Andryusha has $100$ stones of different weight and he can distinguish the stones by appearance, but does not know their weight. Every evening, Andryusha can put exactly $10$ stones on the table and at night the brownie will order them in increasing weight. But, if the drum also lives in the house then surely he will in the morning change the places of some $2$ stones.Andryusha knows all about this but does not know if there is a drum in his house. Can he find out?
Problem
Source: Saint Petersburg MO 2020 Grade 10 Problem 1
Tags: combinatorics
18.05.2020 10:48
Yes he can. Consider a 10-tuple ,call the changed pair (if it exists) bad and let $S$ be the set of the $100$ stones.
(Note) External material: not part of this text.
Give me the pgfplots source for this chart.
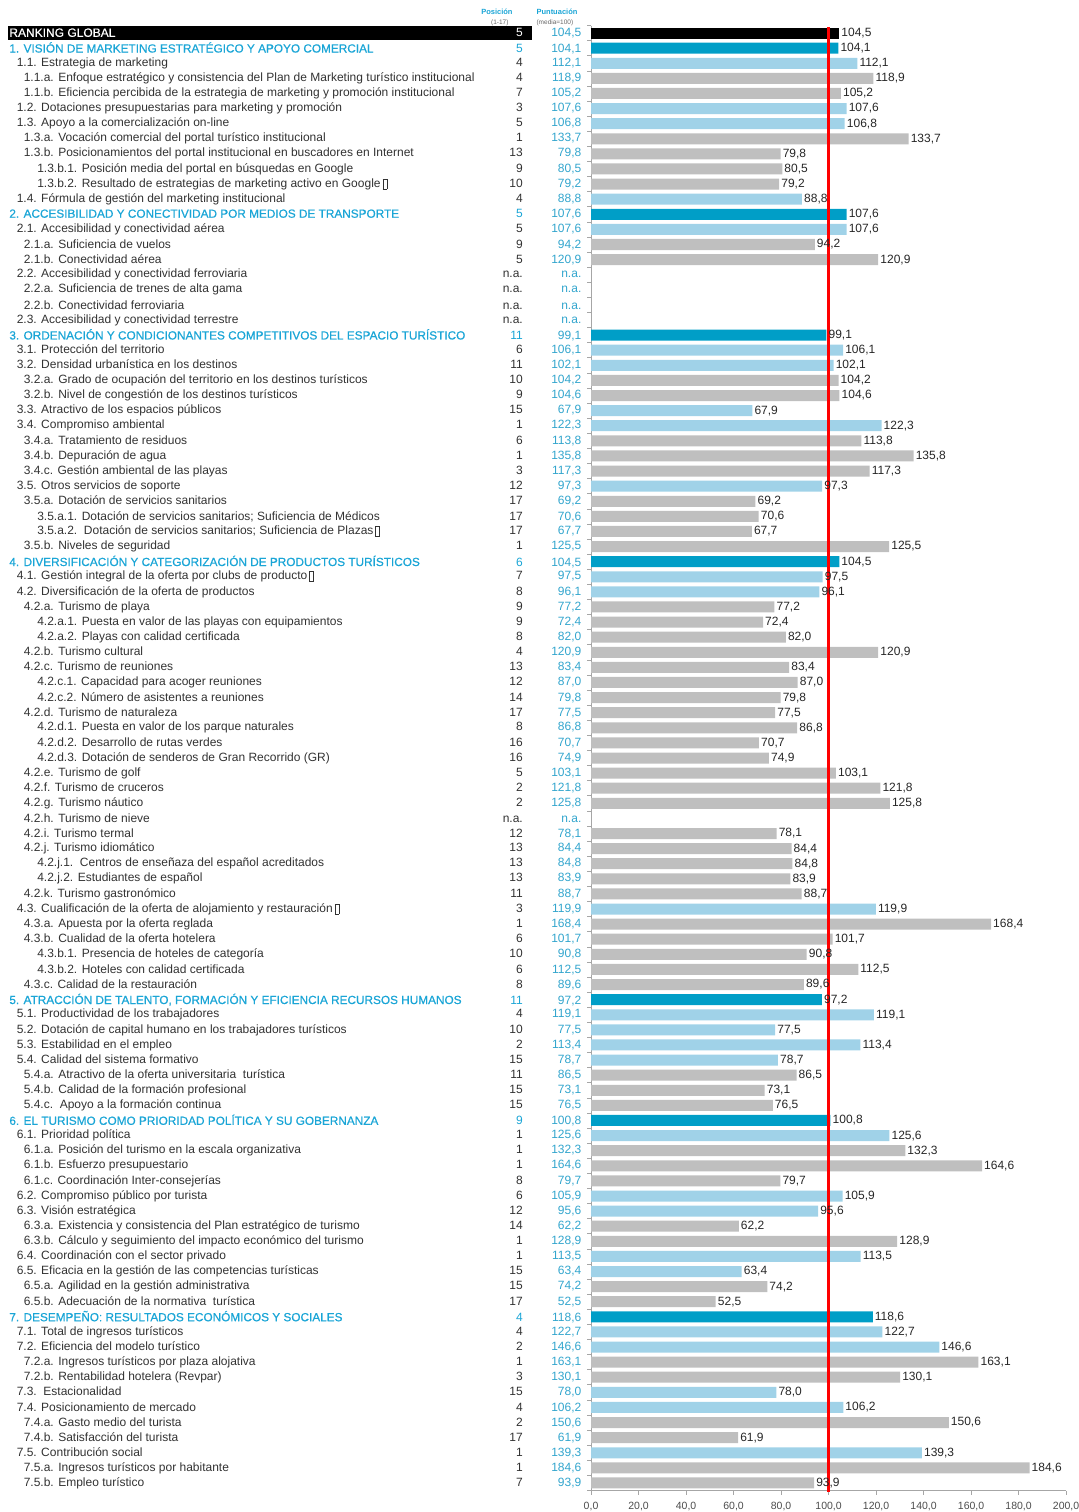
\documentclass[border=0pt]{standalone}
\usepackage{pgfplots}
\pgfplotsset{compat=1.18}
\usepackage{fontspec}
\setmainfont{Liberation Sans}
\definecolor{hdrbar}{RGB}{0,158,199}
\definecolor{lightbar}{RGB}{160,210,232}
\definecolor{graybar}{RGB}{191,191,191}
\definecolor{hblue}{RGB}{26,165,214}
\definecolor{sblue}{RGB}{50,165,205}
\definecolor{txt}{RGB}{50,50,50}
\newcommand{\nb}{\,\raisebox{-1.5pt}{\fboxsep=0pt\fboxrule=0.5pt\fbox{\rule{0pt}{9.5pt}\hspace{3.5pt}}}}
\newcommand{\rowL}[4]{\makebox[515pt][l]{\color{txt}\hspace*{#1}#2\hfill#3}\makebox[58.5pt][r]{\color{sblue}#4}}
\newcommand{\rA}[3]{\rowL{9pt}{#1}{#2}{#3}}
\newcommand{\rB}[3]{\rowL{16pt}{#1}{#2}{#3}}
\newcommand{\rC}[3]{\rowL{29.5pt}{#1}{#2}{#3}}
\newcommand{\rH}[3]{\makebox[515pt][l]{\color{hblue}\hspace*{1.6pt}{\fontsize{11.8}{13}\selectfont\addfontfeature{FakeBold=0.6}#1}\hfill#2}\makebox[58.5pt][r]{\color{sblue}#3}}
\newcommand{\rG}{\makebox[515pt][l]{\rlap{\color{black}\rule[-3pt]{524pt}{13.5pt}}\color{white}\hspace*{1.6pt}{\addfontfeature{FakeBold=0.6}RANKING GLOBAL}\hfill 5}\makebox[58.5pt][r]{\color{sblue}104,5}}
\begin{document}
\begin{tikzpicture}
\begin{axis}[
  scale only axis,
  width=475pt, height=1465pt,
  xmin=0, xmax=200,
  ymin=0.5, ymax=97.5,
  y dir=reverse,
  xbar, bar width=11pt, bar shift=0pt,
  clip=false,
  axis lines*=left,
  axis line style={draw=gray!70, line width=0.8pt, -},
  tick align=outside,
  major tick length=0pt,
  minor tick length=4pt,
  every tick/.style={draw=gray!70, line width=0.6pt},
  xtick={0,20,...,200},
  minor xtick={0,20,...,200},
  ytick={1,...,97},
  minor ytick={0.5,1.5,...,97.5},
  xticklabel style={font=\fontsize{10.5}{12}\selectfont, text=black!70, yshift=-8pt, /pgf/number format/.cd, fixed, fixed zerofill, precision=1, use comma, assume math mode=true},
  yticklabel style={font=\fontsize{12}{14}\selectfont, anchor=east, inner sep=0pt, xshift=-9.5pt},
  point meta=x,
  nodes near coords={\pgfmathprintnumber[fixed,fixed zerofill,precision=1,use comma,assume math mode=true]{\pgfplotspointmeta}},
  every node near coord/.append style={font=\fontsize{12}{14}\selectfont, text=black!85, inner sep=2pt},
  yticklabels={
{\rG},
{\rH{1. VISIÓN DE MARKETING ESTRATÉGICO Y APOYO COMERCIAL}{5}{104,1}},
{\rA{1.1. Estrategia de marketing}{4}{112,1}},
{\rB{1.1.a. Enfoque estratégico y consistencia del Plan de Marketing turístico institucional}{4}{118,9}},
{\rB{1.1.b. Eficiencia percibida de la estrategia de marketing y promoción institucional}{7}{105,2}},
{\rA{1.2. Dotaciones presupuestarias para marketing y promoción}{3}{107,6}},
{\rA{1.3. Apoyo a la comercialización on-line}{5}{106,8}},
{\rB{1.3.a. Vocación comercial del portal turístico institucional}{1}{133,7}},
{\rB{1.3.b. Posicionamientos del portal institucional en buscadores en Internet}{13}{79,8}},
{\rC{1.3.b.1. Posición media del portal en búsquedas en Google}{9}{80,5}},
{\rC{1.3.b.2. Resultado de estrategias de marketing activo en Google\nb}{10}{79,2}},
{\rA{1.4. Fórmula de gestión del marketing institucional}{4}{88,8}},
{\rH{2. ACCESIBILIDAD Y CONECTIVIDAD POR MEDIOS DE TRANSPORTE}{5}{107,6}},
{\rA{2.1. Accesibilidad y conectividad aérea}{5}{107,6}},
{\rB{2.1.a. Suficiencia de vuelos}{9}{94,2}},
{\rB{2.1.b. Conectividad aérea}{5}{120,9}},
{\rA{2.2. Accesibilidad y conectividad ferroviaria}{n.a.}{n.a.}},
{\rB{2.2.a. Suficiencia de trenes de alta gama}{n.a.}{n.a.}},
{\rB{2.2.b. Conectividad ferroviaria}{n.a.}{n.a.}},
{\rA{2.3. Accesibilidad y conectividad terrestre}{n.a.}{n.a.}},
{\rH{3. ORDENACIÓN Y CONDICIONANTES COMPETITIVOS DEL ESPACIO TURÍSTICO}{11}{99,1}},
{\rA{3.1. Protección del territorio}{6}{106,1}},
{\rA{3.2. Densidad urbanística en los destinos}{11}{102,1}},
{\rB{3.2.a. Grado de ocupación del territorio en los destinos turísticos}{10}{104,2}},
{\rB{3.2.b. Nivel de congestión de los destinos turísticos}{9}{104,6}},
{\rA{3.3. Atractivo de los espacios públicos}{15}{67,9}},
{\rA{3.4. Compromiso ambiental}{1}{122,3}},
{\rB{3.4.a. Tratamiento de residuos}{6}{113,8}},
{\rB{3.4.b. Depuración de agua}{1}{135,8}},
{\rB{3.4.c. Gestión ambiental de las playas}{3}{117,3}},
{\rA{3.5. Otros servicios de soporte}{12}{97,3}},
{\rB{3.5.a. Dotación de servicios sanitarios}{17}{69,2}},
{\rC{3.5.a.1. Dotación de servicios sanitarios; Suficiencia de Médicos}{17}{70,6}},
{\rC{3.5.a.2.\ \ Dotación de servicios sanitarios; Suficiencia de Plazas\nb}{17}{67,7}},
{\rB{3.5.b. Niveles de seguridad}{1}{125,5}},
{\rH{4. DIVERSIFICACIÓN Y CATEGORIZACIÓN DE PRODUCTOS TURÍSTICOS}{6}{104,5}},
{\rA{4.1. Gestión integral de la oferta por clubs de producto\nb}{7}{97,5}},
{\rA{4.2. Diversificación de la oferta de productos}{8}{96,1}},
{\rB{4.2.a. Turismo de playa}{9}{77,2}},
{\rC{4.2.a.1. Puesta en valor de las playas con equipamientos}{9}{72,4}},
{\rC{4.2.a.2. Playas con calidad certificada}{8}{82,0}},
{\rB{4.2.b. Turismo cultural}{4}{120,9}},
{\rB{4.2.c. Turismo de reuniones}{13}{83,4}},
{\rC{4.2.c.1. Capacidad para acoger reuniones}{12}{87,0}},
{\rC{4.2.c.2. Número de asistentes a reuniones}{14}{79,8}},
{\rB{4.2.d. Turismo de naturaleza}{17}{77,5}},
{\rC{4.2.d.1. Puesta en valor de los parque naturales}{8}{86,8}},
{\rC{4.2.d.2. Desarrollo de rutas verdes}{16}{70,7}},
{\rC{4.2.d.3. Dotación de senderos de Gran Recorrido (GR)}{16}{74,9}},
{\rB{4.2.e. Turismo de golf}{5}{103,1}},
{\rB{4.2.f. Turismo de cruceros}{2}{121,8}},
{\rB{4.2.g. Turismo náutico}{2}{125,8}},
{\rB{4.2.h. Turismo de nieve}{n.a.}{n.a.}},
{\rB{4.2.i. Turismo termal}{12}{78,1}},
{\rB{4.2.j. Turismo idiomático}{13}{84,4}},
{\rC{4.2.j.1.\ \ Centros de enseñaza del español acreditados}{13}{84,8}},
{\rC{4.2.j.2. Estudiantes de español}{13}{83,9}},
{\rB{4.2.k. Turismo gastronómico}{11}{88,7}},
{\rA{4.3. Cualificación de la oferta de alojamiento y restauración\nb}{3}{119,9}},
{\rB{4.3.a. Apuesta por la oferta reglada}{1}{168,4}},
{\rB{4.3.b. Cualidad de la oferta hotelera}{6}{101,7}},
{\rC{4.3.b.1. Presencia de hoteles de categoría}{10}{90,8}},
{\rC{4.3.b.2. Hoteles con calidad certificada}{6}{112,5}},
{\rB{4.3.c. Calidad de la restauración}{8}{89,6}},
{\rH{5. ATRACCIÓN DE TALENTO, FORMACIÓN Y EFICIENCIA RECURSOS HUMANOS}{11}{97,2}},
{\rA{5.1. Productividad de los trabajadores}{4}{119,1}},
{\rA{5.2. Dotación de capital humano en los trabajadores turísticos}{10}{77,5}},
{\rA{5.3. Estabilidad en el empleo}{2}{113,4}},
{\rA{5.4. Calidad del sistema formativo}{15}{78,7}},
{\rB{5.4.a. Atractivo de la oferta universitaria\ \ turística}{11}{86,5}},
{\rB{5.4.b. Calidad de la formación profesional}{15}{73,1}},
{\rB{5.4.c.\ \ Apoyo a la formación continua}{15}{76,5}},
{\rH{6. EL TURISMO COMO PRIORIDAD POLÍTICA Y SU GOBERNANZA}{9}{100,8}},
{\rA{6.1. Prioridad política}{1}{125,6}},
{\rB{6.1.a. Posición del turismo en la escala organizativa}{1}{132,3}},
{\rB{6.1.b. Esfuerzo presupuestario}{1}{164,6}},
{\rB{6.1.c. Coordinación Inter-consejerías}{8}{79,7}},
{\rA{6.2. Compromiso público por turista}{6}{105,9}},
{\rA{6.3. Visión estratégica}{12}{95,6}},
{\rB{6.3.a. Existencia y consistencia del Plan estratégico de turismo}{14}{62,2}},
{\rB{6.3.b. Cálculo y seguimiento del impacto económico del turismo}{1}{128,9}},
{\rA{6.4. Coordinación con el sector privado}{1}{113,5}},
{\rA{6.5. Eficacia en la gestión de las competencias turísticas}{15}{63,4}},
{\rB{6.5.a. Agilidad en la gestión administrativa}{15}{74,2}},
{\rB{6.5.b. Adecuación de la normativa\ \ turística}{17}{52,5}},
{\rH{7. DESEMPEÑO: RESULTADOS ECONÓMICOS Y SOCIALES}{4}{118,6}},
{\rA{7.1. Total de ingresos turísticos}{4}{122,7}},
{\rA{7.2. Eficiencia del modelo turístico}{2}{146,6}},
{\rB{7.2.a. Ingresos turísticos por plaza alojativa}{1}{163,1}},
{\rB{7.2.b. Rentabilidad hotelera (Revpar)}{3}{130,1}},
{\rA{7.3.\ \ Estacionalidad}{15}{78,0}},
{\rA{7.4. Posicionamiento de mercado}{4}{106,2}},
{\rB{7.4.a. Gasto medio del turista}{2}{150,6}},
{\rB{7.4.b. Satisfacción del turista}{17}{61,9}},
{\rA{7.5. Contribución social}{1}{139,3}},
{\rB{7.5.a. Ingresos turísticos por habitante}{1}{184,6}},
{\rB{7.5.b. Empleo turístico}{7}{93,9}}
  },
]
% global ranking
\addplot[fill=black, draw=none, bar shift=0pt] coordinates {(104.5,1)};
% main dimensions
\addplot[fill=hdrbar, draw=none, bar shift=0pt] coordinates {
(104.1,2) (107.6,13) (99.1,21) (104.5,36) (97.2,65) (100.8,73) (118.6,86)};
% sub-indicators
\addplot[fill=lightbar, draw=none, bar shift=0pt] coordinates {
(112.1,3) (107.6,6) (106.8,7) (88.8,12) (107.6,14) (106.1,22) (102.1,23)
(67.9,26) (122.3,27) (97.3,31) (97.5,37) (96.1,38) (119.9,59) (119.1,66)
(77.5,67) (113.4,68) (78.7,69) (125.6,74) (105.9,78) (95.6,79) (113.5,82)
(63.4,83) (122.7,87) (146.6,88) (78.0,91) (106.2,92) (139.3,95)};
% detail indicators
\addplot[fill=graybar, draw=none, bar shift=0pt] coordinates {
(118.9,4) (105.2,5) (133.7,8) (79.8,9) (80.5,10) (79.2,11) (94.2,15) (120.9,16)
(104.2,24) (104.6,25) (113.8,28) (135.8,29) (117.3,30) (69.2,32) (70.6,33)
(67.7,34) (125.5,35) (77.2,39) (72.4,40) (82.0,41) (120.9,42) (83.4,43)
(87.0,44) (79.8,45) (77.5,46) (86.8,47) (70.7,48) (74.9,49) (103.1,50)
(121.8,51) (125.8,52) (78.1,54) (84.4,55) (84.8,56) (83.9,57) (88.7,58)
(168.4,60) (101.7,61) (90.8,62) (112.5,63) (89.6,64) (86.5,70) (73.1,71)
(76.5,72) (132.3,75) (164.6,76) (79.7,77) (62.2,80) (128.9,81) (74.2,84)
(52.5,85) (163.1,89) (130.1,90) (150.6,93) (61.9,94) (184.6,96) (93.9,97)};
\draw[red, line width=2.4pt] (axis cs:100,0.6) -- (axis cs:100,97.6);
\end{axis}
\node[font=\bfseries\fontsize{7.5}{9}\selectfont, text=hblue, anchor=base east] at ([shift={(-75pt,11pt)}]current axis.north west) {Posición};
\node[font=\fontsize{6.5}{8}\selectfont, text=black!60, anchor=base east] at ([shift={(-79pt,1pt)}]current axis.north west) {(1-17)};
\node[font=\bfseries\fontsize{7.5}{9}\selectfont, text=hblue, anchor=base west] at ([shift={(-58pt,11pt)}]current axis.north west) {Puntuación};
\node[font=\fontsize{6.5}{8}\selectfont, text=black!60, anchor=base west] at ([shift={(-58pt,1pt)}]current axis.north west) {(media=100)};
\pgfresetboundingbox
\path ([shift={(-591pt,-21.5pt)}]current axis.south west) rectangle ([shift={(12pt,25.5pt)}]current axis.north east);
\end{tikzpicture}
\end{document}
Step_1 Let him consider $3$ disjoint $10$-tuples $A, B$ and $C$ and have him note down all the greater-smaller relations as they occur after a night has passed. Step_2 Consider all 10-tuples of this type: $2$ stones from each of $A$, $B$ and $C$ ($6$ in total) and a fixed $4$tuple from $S/ \{A,B,C\}$. Have him do this so that all of the $\binom{10}{2} \binom{10}{2} \binom{10}{2}$ $6$tuples occur in one such $10$-tuple. This means that one of these $10$-tuples must contain all $3$ bad pairs of $A$, $B$ and $C$, wlog $(a_1,a_2), (b_1,b_2), (c_1,c_2)$, respectively. with $a_1<a_2$ , $b_1<b_2$ ,$c_1<c_2$ in the actual weight catalog but with $a_1>a_2$ , $b_1>b_2$ , $c_1>c_2$ in the drums catalog and the one that the guy playing has noted down. Since , drum can only change $2$ of these $6$ stones one of these pairs remains for sure unchanged and hence $A$ has his notes contradicted. Which means there is a drum. If after the above procedure none of the notes he has written are contradicted, then the drum is not in his house.